I thank the hon. Member for those kind words. This case was brought under the Official Secrets Act. There is now new legislation in place, which means it is no longer necessary to prove the enemy part of the test in order to bring a successful prosecution. That will make it easier to bring prosecutions of this nature in future. It is regretful that the previous Government did not bring in this legislation sooner. Had they done so, I expect we would not have found ourselves in the situation we are in today.
On a point of order, Mr Speaker. May I ask your advice? Unusually, the Attorney General does not sit in the House of Commons. When I submitted written parliamentary questions to the Attorney General, they were answered by the Solicitor General, but the Solicitor General refused to provide answers for the Attorney General, only answering for herself. Today, understandably, the Attorney General could not come to the House because he is not a Member of the House, but the Solicitor General repeatedly refused to give answers on behalf of the Attorney General. She referred to the Attorney General’s written answers and to a Select Committee hearing which is ordinarily held in private. How does the House of Commons hold the Attorney General to account?

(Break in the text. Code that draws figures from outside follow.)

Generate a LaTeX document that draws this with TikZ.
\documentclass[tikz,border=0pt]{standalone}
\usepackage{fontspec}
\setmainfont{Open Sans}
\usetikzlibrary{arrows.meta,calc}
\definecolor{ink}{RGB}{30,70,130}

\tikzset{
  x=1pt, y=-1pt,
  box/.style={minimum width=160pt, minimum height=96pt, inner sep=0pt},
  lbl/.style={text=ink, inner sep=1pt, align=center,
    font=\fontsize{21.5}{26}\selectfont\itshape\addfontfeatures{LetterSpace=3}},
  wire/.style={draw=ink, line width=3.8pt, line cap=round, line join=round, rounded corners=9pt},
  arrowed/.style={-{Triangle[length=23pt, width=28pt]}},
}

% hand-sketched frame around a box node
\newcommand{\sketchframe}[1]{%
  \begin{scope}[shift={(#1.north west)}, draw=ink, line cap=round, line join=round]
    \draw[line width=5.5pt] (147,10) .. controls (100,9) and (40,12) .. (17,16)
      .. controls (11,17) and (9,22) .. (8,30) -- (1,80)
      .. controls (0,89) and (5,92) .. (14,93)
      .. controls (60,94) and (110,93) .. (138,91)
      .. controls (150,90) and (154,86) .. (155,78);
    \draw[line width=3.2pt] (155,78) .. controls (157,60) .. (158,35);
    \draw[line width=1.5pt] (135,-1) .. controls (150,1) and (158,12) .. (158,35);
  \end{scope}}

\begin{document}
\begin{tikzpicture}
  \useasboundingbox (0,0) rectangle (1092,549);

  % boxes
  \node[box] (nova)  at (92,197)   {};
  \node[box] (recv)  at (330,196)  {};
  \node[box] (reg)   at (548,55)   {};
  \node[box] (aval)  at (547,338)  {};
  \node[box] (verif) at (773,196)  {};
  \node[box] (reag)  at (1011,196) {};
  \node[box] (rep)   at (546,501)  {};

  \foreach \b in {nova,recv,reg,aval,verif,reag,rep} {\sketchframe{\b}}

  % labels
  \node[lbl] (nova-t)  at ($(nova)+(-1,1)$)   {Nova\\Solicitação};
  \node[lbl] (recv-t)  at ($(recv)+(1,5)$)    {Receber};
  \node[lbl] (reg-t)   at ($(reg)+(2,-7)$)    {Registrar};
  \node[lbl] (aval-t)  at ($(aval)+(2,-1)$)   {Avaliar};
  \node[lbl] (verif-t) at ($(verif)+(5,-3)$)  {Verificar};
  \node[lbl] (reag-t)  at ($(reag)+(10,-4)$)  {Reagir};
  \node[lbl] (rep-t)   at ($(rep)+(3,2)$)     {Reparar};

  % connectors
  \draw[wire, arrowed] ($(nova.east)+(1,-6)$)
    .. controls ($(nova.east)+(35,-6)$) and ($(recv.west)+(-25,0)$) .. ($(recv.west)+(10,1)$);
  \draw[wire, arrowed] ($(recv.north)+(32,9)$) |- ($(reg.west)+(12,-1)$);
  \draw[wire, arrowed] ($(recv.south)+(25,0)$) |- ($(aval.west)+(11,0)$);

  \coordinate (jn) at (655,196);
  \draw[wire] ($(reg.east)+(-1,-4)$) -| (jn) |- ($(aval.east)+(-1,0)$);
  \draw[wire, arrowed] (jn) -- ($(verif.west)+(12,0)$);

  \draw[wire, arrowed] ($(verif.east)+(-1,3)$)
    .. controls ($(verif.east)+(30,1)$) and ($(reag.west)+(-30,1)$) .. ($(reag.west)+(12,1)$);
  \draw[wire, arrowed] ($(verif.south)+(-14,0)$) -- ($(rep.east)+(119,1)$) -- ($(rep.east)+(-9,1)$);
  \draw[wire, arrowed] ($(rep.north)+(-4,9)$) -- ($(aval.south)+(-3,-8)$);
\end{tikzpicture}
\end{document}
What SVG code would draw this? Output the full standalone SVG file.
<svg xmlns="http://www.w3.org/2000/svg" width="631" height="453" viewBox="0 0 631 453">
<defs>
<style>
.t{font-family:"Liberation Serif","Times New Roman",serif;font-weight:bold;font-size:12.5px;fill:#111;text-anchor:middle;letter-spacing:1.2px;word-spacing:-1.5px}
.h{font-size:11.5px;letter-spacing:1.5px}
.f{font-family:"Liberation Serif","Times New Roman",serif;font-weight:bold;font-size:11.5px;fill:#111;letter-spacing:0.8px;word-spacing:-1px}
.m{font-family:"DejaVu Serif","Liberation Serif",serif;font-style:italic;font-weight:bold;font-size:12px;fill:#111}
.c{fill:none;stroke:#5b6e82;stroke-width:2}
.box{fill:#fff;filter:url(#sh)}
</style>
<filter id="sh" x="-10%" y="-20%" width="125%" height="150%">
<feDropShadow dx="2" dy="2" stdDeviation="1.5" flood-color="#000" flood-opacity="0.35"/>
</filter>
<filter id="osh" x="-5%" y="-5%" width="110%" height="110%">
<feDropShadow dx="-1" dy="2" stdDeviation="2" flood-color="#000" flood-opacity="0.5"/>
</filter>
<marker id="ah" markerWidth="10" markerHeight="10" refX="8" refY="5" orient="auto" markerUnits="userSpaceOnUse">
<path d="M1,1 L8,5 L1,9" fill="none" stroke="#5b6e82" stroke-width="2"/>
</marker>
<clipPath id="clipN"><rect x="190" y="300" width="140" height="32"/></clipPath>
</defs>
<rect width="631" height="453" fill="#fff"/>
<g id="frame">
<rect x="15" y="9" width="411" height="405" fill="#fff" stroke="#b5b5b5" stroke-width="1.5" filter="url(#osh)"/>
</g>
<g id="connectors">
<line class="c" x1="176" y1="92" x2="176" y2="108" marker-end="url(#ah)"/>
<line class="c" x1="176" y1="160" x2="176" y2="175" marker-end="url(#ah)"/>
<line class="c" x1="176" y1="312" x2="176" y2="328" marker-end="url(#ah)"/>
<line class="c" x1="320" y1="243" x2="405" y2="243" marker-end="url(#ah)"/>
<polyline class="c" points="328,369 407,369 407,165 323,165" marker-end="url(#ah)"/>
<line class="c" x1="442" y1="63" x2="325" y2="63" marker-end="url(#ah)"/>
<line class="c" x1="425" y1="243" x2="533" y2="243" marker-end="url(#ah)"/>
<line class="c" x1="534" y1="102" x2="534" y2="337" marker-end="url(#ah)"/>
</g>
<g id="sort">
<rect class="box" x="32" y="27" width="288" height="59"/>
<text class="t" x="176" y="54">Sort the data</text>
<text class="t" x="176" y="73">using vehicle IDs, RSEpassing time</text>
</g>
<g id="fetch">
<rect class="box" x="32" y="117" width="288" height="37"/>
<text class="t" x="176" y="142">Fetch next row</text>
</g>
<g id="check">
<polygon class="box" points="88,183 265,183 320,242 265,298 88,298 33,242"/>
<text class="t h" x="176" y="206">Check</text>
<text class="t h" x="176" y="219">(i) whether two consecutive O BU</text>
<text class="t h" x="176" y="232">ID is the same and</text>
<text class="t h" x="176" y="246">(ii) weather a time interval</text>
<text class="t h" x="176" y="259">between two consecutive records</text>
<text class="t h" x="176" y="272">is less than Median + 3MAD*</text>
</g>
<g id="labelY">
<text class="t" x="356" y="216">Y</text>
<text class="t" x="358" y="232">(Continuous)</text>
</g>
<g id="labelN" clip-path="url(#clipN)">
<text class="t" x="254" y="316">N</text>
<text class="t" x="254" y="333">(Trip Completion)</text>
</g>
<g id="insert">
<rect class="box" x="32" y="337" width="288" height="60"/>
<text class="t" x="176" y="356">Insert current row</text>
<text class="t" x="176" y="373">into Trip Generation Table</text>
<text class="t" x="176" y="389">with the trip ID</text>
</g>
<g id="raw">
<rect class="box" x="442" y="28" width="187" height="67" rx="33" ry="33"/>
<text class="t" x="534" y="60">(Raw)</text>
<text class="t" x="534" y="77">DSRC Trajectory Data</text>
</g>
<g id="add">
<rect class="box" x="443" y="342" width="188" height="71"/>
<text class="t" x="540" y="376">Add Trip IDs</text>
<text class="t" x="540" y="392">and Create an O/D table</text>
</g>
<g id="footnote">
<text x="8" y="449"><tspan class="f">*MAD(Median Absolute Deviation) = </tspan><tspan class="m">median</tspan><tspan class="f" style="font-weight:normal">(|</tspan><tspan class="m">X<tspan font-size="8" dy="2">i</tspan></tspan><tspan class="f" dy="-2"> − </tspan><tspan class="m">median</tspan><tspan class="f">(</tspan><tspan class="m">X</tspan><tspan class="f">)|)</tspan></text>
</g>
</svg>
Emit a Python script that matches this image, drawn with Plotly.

There is a collective responsibility for the Government to answer within this House—the right hon. Member is absolutely right to ask the question—but I am not responsible for the answers that the Solicitor General provides. This goes back to the frustration under the previous Administration, when the Foreign Secretary sat in the Lords. My view is that it is much harder, but there is a collective responsibility that questions will be answered in this House. I am not going to keep the debate going now.